When you talk with Edward Montgomery, Western Michigan University’s new president, every answer is punctuated with a smile and a laugh.
But don’t be deceived. The 61-year-old who took the university’s helm on Aug. 1 has a serious side.
After all, Montgomery holds master’s and doctoral degrees in economics from Harvard University. That’s serious stuff.
His research has focused on state and local economic growth, wage and pensions, savings behavior and productivity, social insurance programs and unions. Again, serious stuff.
He worked as deputy secretary of labor under President Bill Clinton and then as a member of President Barack Obama’s auto task force, leading the inter-agency White House Council for Auto Communities and Workers — serious, too.
And he commuted to work in the infamous Washington, D.C., traffic. Now that’s really serious.
But even a discussion of traffic evokes humor from Montgomery. “I will go from an hour to an hour and a half commute to about a three-minute commute — unless I walk,” he says. “But I don’t think I can walk slow enough to make it a back into an hour-and-a-half commute. But I could adjust.”
Midwest roots
For Montgomery, coming to WMU is a return to something he missed during his time in D.C., something he calls “that Midwest culture.”
Montgomery lived in Minnesota before his family moved to Pittsburgh when he had just finished second grade. In both cities, Montgomery recalls, the “neighbors came out to see you and say hi, and you were always bumping into people you knew, and people were always very friendly. For me, coming back to that is highly desirable.”
Montgomery is not alone in this feeling. His wife, Kari, who grew up on a farm in Portland, Michigan, felt a strong pull to be closer to her family, including a sister and the aunt and uncle who raised the two of them after their mother died when Kari was 12.
“People will ask, ‘What’s in Michigan?’ and I answer, ‘My home and my life.’ It’s where I was raised,” she says.
That pull was also part of the reason the couple’s son, E.J., attended WMU, graduating last April. He has chosen to stay in the area, taking a job in Kalamazoo.
An ideal challenge
For Edward Montgomery, who admits he’s “ready for a new chapter,” taking over at WMU —with three sprawling campuses in Kalamazoo and more than 30,000 students, faculty and employees — presents a challenge well-suited for his experience in government and academia.
“I think there’s also a challenge in enrollment. We need to think about how we keep access to higher ed for all the students from the state and region. We’ve got a good thing here, and we want to get it out to other types of individuals. We do a great job with 18- to 23-year-olds. But what about the 45-, 54- and 64-year-olds? Can we reach those individuals and make what we have accessible to them?”
As an “anchor institution” in the region’s economy, WMU is critical to the area’s well-being, Montgomery says.
“Our prosperity and ability to reach and prosper requires the region to reach and prosper,” he says, “and as we reach and prosper, if we are doing it right, we should bring the region with us.
“If they’re not doing well, we can’t be doing well, and vice versa.”

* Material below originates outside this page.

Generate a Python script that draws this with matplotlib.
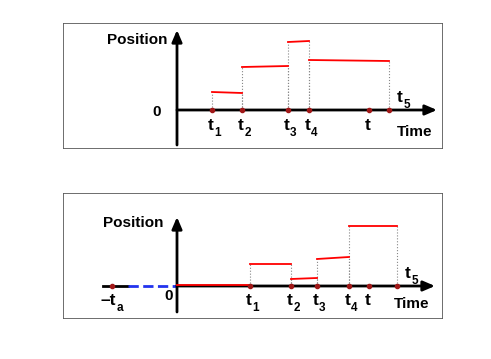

By key economic indicators, the area served by WMU is doing well. Unemployment is at 3.6 percent (as of May) and wages are rising, according to the U.S. Bureau of Labor Statistics. New jobs have grown roughly 2 percent.
But the area has its challenges.
A 2017 report by the Michigan Association of United Ways (the parent organization of the United Way of the Battle Creek and Kalamazoo Region) reports that 36 percent of Kalamazoo County residents and 59 percent of Kalamazoo residents live in poverty. (The organization’s “ALICE Study of Financial Hardship” uses a measure of poverty that includes families with adults who have jobs but are not bringing in enough income to pay for basic needs.)
Many well-paying jobs in the region, from construction to health care, go unfilled because of the shortage of workers with the education, training and skills needed to fill those jobs.
For Montgomery, the community’s and university’s fates are “intertwined.”
“If the community is struggling, depressed and blighted,” he says, “then people won’t want to come here, faculty won’t want to work here, students won’t want to come here, so we need the community to be doing well to be a magnet to be attractive.
“As a university we bring 24,000 incredibly talented, energetic smart young people to the table who are interested in their education but also interested in the world around them. Our faculty are wonderful resources that the community should be able to tap into. It’s good for faculty, too, because it gives them a natural lab, a place to apply and do things in their own hometown.”
Since he’ll be working with a board of trustees that includes key area business leaders, Montgomery says he is sure he will not be isolated in an ivory tower away from the area’s issues. In fact, he is determined that there will be ongoing interactions between the community and university.
“Sometimes our job is just to get out of the way, sometimes it’s helping them to organize, sometimes it’s just being in this dialogue,” he says. “The mayor should be my BFF (best friend forever) because we are both good for each other, and we should figure out ways to make everything we do be in line. We have a mission as an institution, but that mission is made stronger by our community partners, not made weaker.”